Saturday, January 20, 2007

Unconditional love

God's love is unconditional. There are no limits to His love, and nothing we can do to increase or diminish it. Surely this is an inarguable axiom, isn't it?

Since God's love is unconditional, one might surmise, it follows that He can never be displeased with any of us; His blessings are assured, no strings attached. Whether i seek His will or go my own way, God holds me in the same high regard. Even were i to deliberately commit grave sin, and willfully reject God, He would love and embrace me all the same. In fact, if God's love is all-encompassing, perhaps there is no such thing as sin. My consciousness of wrongdoing before God is just my own imaginative mistake; in reality i cannot offend God at all, since He loves me no matter what. Quite obviously, then, there can be no Hell, and i can be sure of enjoying eternal life hereafter regardless of how i may have lived in this world. Even Hitler and Mussolini must be in Heaven.

But wait - can love be thrust upon someone who doesn't want it? Would that be true love? It may be better to say that love, by definition, must be freely offered, not forced upon the recipient. And if freely offered, it must be freely received. This means it may also be freely rejected. This is what sin is: a rejection of God's love, and of the demands of that love. We must, in fact, be able to completely and finally reject God's offer of love. This is what Hell is. Jesus, the very embodiment of God's love, warned of eternal Hell more than any other prophet or teacher of the Bible.

If everybody eventually goes to Heaven regardless of how they live, this life on earth is ultimately meaningless. How loving would God be to put us through all the pain, turmoil, and angst of this life for no ultimate reason? But if there is Heaven to gain and Hell to avoid by the choices we make, then life truly has meaning and purpose.

I'm beginning to think that the term 'unconditional love' can be considered an oxymoron!

Moreover, an unconditional love which makes no demands, which always accepts the recipient just as he is, seems quite passive. Neither participant is expected to do much of anything; it is an agreement to just let be, much the same as indifference. But God's love is anything but passive or indifferent. Jesus loved us to the point of dying on the cross to restore our broken relationship with the Father. He requires something from us as well.
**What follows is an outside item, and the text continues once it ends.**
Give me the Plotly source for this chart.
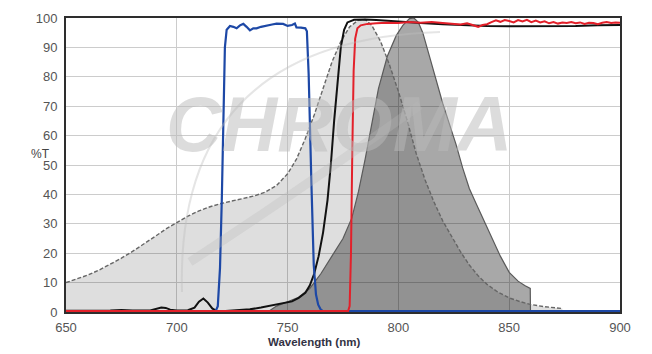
import plotly.graph_objects as go

# ---------------- data ----------------
exc_nm = [650, 655, 660, 665, 670, 675, 680, 685, 690, 695, 700, 705, 710, 715, 720, 725, 730, 735,
          740, 745, 750, 754, 758, 762, 766, 770, 774, 778, 782, 785, 788, 792, 796, 800, 804, 808,
          812, 816, 820, 824, 828, 832, 836, 840, 845, 850, 855, 860, 866, 874]
exc_t = [10, 11.2, 12.6, 14.3, 16.2, 18.3, 20.6, 23, 25.6, 28.2, 30.5, 32.6, 34.4, 35.8, 36.9, 37.8, 38.6, 39.5,
         40.8, 43, 47, 52, 59, 67, 76, 85, 92, 97, 99.3, 99.5, 97.5, 92, 84, 75, 65, 54,
         45, 37.5, 31, 25.5, 20.5, 16, 12.3, 9.4, 6.7, 4.8, 3.5, 2.5, 1.8, 1.2]

em_nm = [742, 745, 750, 755, 760, 765, 770, 775, 779, 782, 785, 788, 791, 795, 799, 802, 805, 807,
         809, 811, 814, 817, 820, 823, 826, 829, 832, 835, 838, 842, 846, 850, 854, 857, 859.5, 859.6]
em_t = [0.5, 2, 3.5, 5, 8, 13, 19, 25, 32, 41, 52, 64, 76, 87, 94, 97.5, 99.8, 100,
        98.5, 95, 87, 79, 71, 64, 57, 49, 42, 37, 32, 25.5, 19, 13.5, 10.5, 9, 8, 0]

black_nm = [650, 660, 670, 675, 680, 688, 691, 693, 695, 697, 700, 705, 708, 710, 712, 714, 716, 718,
            722, 728, 733, 738, 743, 748, 752, 755, 758, 760, 762, 764, 766, 768, 769.5, 771, 772.5,
            774, 775.5, 777, 780, 785, 790, 795, 800, 810, 820, 830, 840, 850, 860, 870, 880, 890, 900]
black_t = [0.4, 0.4, 0.5, 0.7, 0.5, 0.5, 1.0, 1.5, 1.4, 0.8, 0.5, 0.6, 1.5, 3.5, 4.6, 3.2, 1.2, 0.3,
           0.3, 0.5, 0.9, 1.5, 2.3, 3.0, 3.6, 4.8, 6.5, 9, 13, 19, 27, 38, 50, 65, 78,
           90, 96, 98.5, 99.4, 99.5, 99.3, 99.0, 98.7, 98.3, 97.9, 97.5, 97.3, 97.2, 97.2, 97.3, 97.3, 97.5, 97.6]

blue_nm = [650, 717.5, 718.5, 719.5, 720.3, 721, 721.7, 722.5, 724, 725.5, 727, 728.5, 730, 731.5, 733,
           734.5, 736, 738, 740.5, 743, 745, 747, 748, 750, 752, 753.3, 754, 756, 758, 758.7, 759.5,
           760.7, 761.8, 762.8, 763.8, 765, 766, 900]
blue_t = [0.3, 0.3, 2, 15, 38, 65, 90, 96, 97.3, 97, 96.5, 97.5, 98, 97, 95.8,
          96.5, 96.5, 97, 97.3, 97.8, 98.1, 98.2, 98, 97.3, 97.6, 98.1, 96.8, 96.7, 96.5, 95.5, 81,
          45, 16, 6, 2.5, 0.8, 0.3, 0.3]

red_nm = [650, 777.3, 778, 778.6, 779.2, 779.8, 780.5, 781.5, 783, 786, 790, 795, 800, 805, 810, 815,
          820, 825, 828, 831, 834, 836, 838, 840, 842, 844, 846, 848, 850, 852, 854, 856, 858, 860,
          862, 864, 866, 868, 870, 872, 874, 876, 878, 880, 882, 884, 886, 888, 890, 892, 894, 896, 898, 900]
red_t = [0.3, 0.3, 2, 20, 55, 82, 93, 96.5, 97.5, 98, 98.2, 98.4, 98.3, 98.6, 98.4, 98.6,
         98.3, 98.1, 97.8, 98.2, 97.4, 97.0, 97.6, 97.9, 98.6, 99.2, 98.7, 99.3, 99.0, 98.5, 99.3, 98.8, 99.4, 98.6,
         99.1, 98.5, 98.9, 98.2, 98.6, 98.1, 98.5, 98.3, 98.6, 98.2, 98.5, 98.0, 98.4, 98.3, 97.9, 98.4, 98.6, 98.3, 98.5, 98.4]

x_ticks = [650, 700, 750, 800, 850, 900]
y_ticks = [0, 10, 20, 30, 40, 50, 60, 70, 80, 90, 100]

# ---------------- figure ----------------
fig = go.Figure()

# excitation spectrum (light fill)
fig.add_trace(go.Scatter(x=exc_nm, y=exc_t, mode="lines", fill="tozeroy",
                         fillcolor="rgba(0,0,0,0.13)", line=dict(width=0),
                         hoverinfo="skip", showlegend=False))
# emission spectrum (dark fill)
fig.add_trace(go.Scatter(x=em_nm, y=em_t, mode="lines", fill="tozeroy",
                         fillcolor="rgba(0,0,0,0.34)", line=dict(color="#5a5a5a", width=1.2),
                         hoverinfo="skip", showlegend=False))
# excitation outline (dashed)
fig.add_trace(go.Scatter(x=exc_nm, y=exc_t, mode="lines",
                         line=dict(color="#666666", width=1.4, dash="4px,2px"),
                         hoverinfo="skip", showlegend=False))
# dichroic (black)
fig.add_trace(go.Scatter(x=black_nm, y=black_t, mode="lines",
                         line=dict(color="#111111", width=2), showlegend=False))
# exciter (blue)
fig.add_trace(go.Scatter(x=blue_nm, y=blue_t, mode="lines",
                         line=dict(color="#1d48a6", width=2.2), showlegend=False))
# emitter (red)
fig.add_trace(go.Scatter(x=red_nm, y=red_t, mode="lines",
                         line=dict(color="#e3202a", width=2), showlegend=False))

W, H = 652, 354
L, R, T, B = 66, 32, 18, 42
pw, ph = W - L - R, H - T - B


def px(xp):
    return (xp - L) / pw


def py(yp):
    return (H - B - yp) / ph


# watermark
fig.add_annotation(text="CHROMA", xref="paper", yref="paper", x=px(339), y=py(124),
                   xanchor="center", yanchor="middle", showarrow=False,
                   font=dict(family="Liberation Sans", size=77, color="rgba(185,185,185,0.5)",
                             weight="bold", style="italic"))
fig.add_shape(type="path", xref="paper", yref="paper", layer="above",
              path=f"M {px(182)},{py(292)} Q {px(175)},{py(40)} {px(440)},{py(32)}",
              line=dict(color="rgba(190,190,190,0.4)", width=2))
fig.add_shape(type="path", xref="paper", yref="paper", layer="above",
              path=f"M {px(190)},{py(262)} Q {px(300)},{py(190)} {px(420)},{py(105)}",
              line=dict(color="rgba(185,185,185,0.3)", width=9))

# axis labels
fig.add_annotation(text="%T", xref="paper", yref="paper", x=px(40), y=py(154),
                   xanchor="center", yanchor="middle", showarrow=False,
                   font=dict(family="Liberation Sans", size=12, color="#444444"))
fig.add_annotation(text="<b>Wavelength (nm)</b>", xref="paper", yref="paper", x=px(314), y=py(342),
                   xanchor="center", yanchor="middle", showarrow=False,
                   font=dict(family="Liberation Sans", size=11.5, color="#333344"))

fig.update_layout(
    width=W, height=H,
    margin=dict(l=L, r=R, t=T, b=B, pad=0),
    paper_bgcolor="white", plot_bgcolor="white",
    font=dict(family="Liberation Sans", size=13, color="#555555"),
    xaxis=dict(range=[650, 900], tickvals=x_ticks, ticktext=[str(v) for v in x_ticks],
               showgrid=True, gridcolor="#cccccc", gridwidth=1, zeroline=False,
               showline=True, linecolor="#2e2e2e", linewidth=2, mirror=True,
               ticks="", ticklabelstandoff=2, layer="below traces", fixedrange=True),
    yaxis=dict(range=[0, 100], tickvals=y_ticks, ticktext=[str(v) for v in y_ticks],
               showgrid=True, gridcolor="#cccccc", gridwidth=1, zeroline=False,
               showline=True, linecolor="#2e2e2e", linewidth=2, mirror=True,
               ticks="", ticklabelstandoff=4, layer="below traces", fixedrange=True),
    showlegend=False,
)

fig.write_html("out.html")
To be sure, God's plan is a very, very lenient and easy one. He gives us, not an unconditional promise, but one with very easy conditions: If we agree with God that our sin is evil, repent of those sins, and join ourselves to the crucified and risen Jesus, He is happy to forgive us and gather us into his eternal home. Is this unconditional love? I think it's better.

1 comment:

Anonymous said...

hi Honey i just read your analysis of God's Love and i truly admire your holy words. All i want to do is to share some of that unconditional love with you and i am so very thankful for all the time we have shared in it especially in our Holy Sacrament of Matrimony -- what a real, authentic Blessing you have been in my life here on this planet and i do look forward to sharing in His Love for the rest of my life.